Roughly two hundred kufeya-clad activists, passionately waving Palestinian flags and carrying signs bearing anti-Israeli slogans alongside portraits of late Egyptian President Gamal Abdel Nasser, demonstrated outside the Egyptian Journalists Syndicate’s headquarters in downtown Cairo on Saturday to mark their opposition to the Camp David Peace Treaty, signed by Egypt and Israel exactly 31 years earlier.
The protest, organized by the syndicate’s Arab Committee, brought together activists from pro-Palestinian movements, anti-Camp David campaigns and groups opposed to "normalizing" the Egypt-Israel relationship. Protesters called for the annulment of the 1978 treaty and the severance of all ties between the two neighbors.
"Down with Mubarak!" they shouted angrily, as a couple dozen internal security police looked on. Several young demonstrators stomped on a hand-drawn Israeli flag before setting it ablaze.

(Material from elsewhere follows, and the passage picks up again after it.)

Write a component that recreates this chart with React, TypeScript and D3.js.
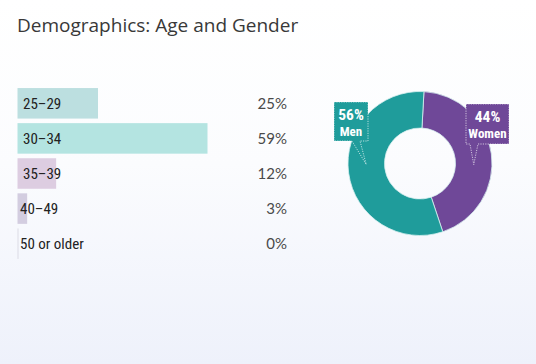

"Camp David destroyed Egypt," said protest organizer Mohamed Waked of the Center for Socialist Studies, one of several groups to endorse the demonstration. "Egypt has been colonized and in a state of slavery since the peace treaty was signed. We don’t have sovereignty over half of the Sinai Penisula," he added.
Waked went on to say the contentious peace deal had been "politically disastrous" for Egypt, describing it as a "one-sided" agreement by which Egypt ultimately forfeited its national sovereignty.
Abdel Aziz el-Husseini, coordinator for the popular Egyptian Committee for Boycotting Israel, agreed that the treaty had amounted to political suicide for Egypt.
"Ever since Camp David, the US has interfered in and controlled all aspects of Egyptian life," he said. "The US is making all political decisions for Egypt–not just in terms of foreign policy, but even in terms of domestic issues."
The Camp David Treaty led to the Egypt-Israel Peace Treaty one year later, which made Egypt the first Arab state to recognize and make peace with Israel. Egypt was joined by Jordan 15 years later, when the Hashemite kingdom signed its own peace deal with Israel in 1994.
Some Arab countries, such as Morocco and Qatar, both maintain limited relationships with the self-proclaimed Jewish state. Notably, on 20 March, Mauritania’s foreign minister announced that the Islamic nation was completely and definitively severing all diplomatic relations with Tel Aviv.
According to Waked, the state of peace enjoyed by Egypt since the signing of the accords has come at the expense of national integrity. "This treaty served to rob us of our dignity," he said. "What did we get in return? A question mark. Egyptians aren’t dying, but they’re not living in dignity."
After Israel, Egypt represents the second largest recipient of US foreign aid, having received roughly $13 billion in military grants between 1995 and 2005. These funds, critics argue, which were entirely conditional on Egypt never using its weaponry against Israel, served to cement an otherwise unfavorable agreement.
Waked noted that the vast majority of participants in Saturday’s protest were Egyptian, with most Palestinians staying away from the event for fear of being deported by authorities.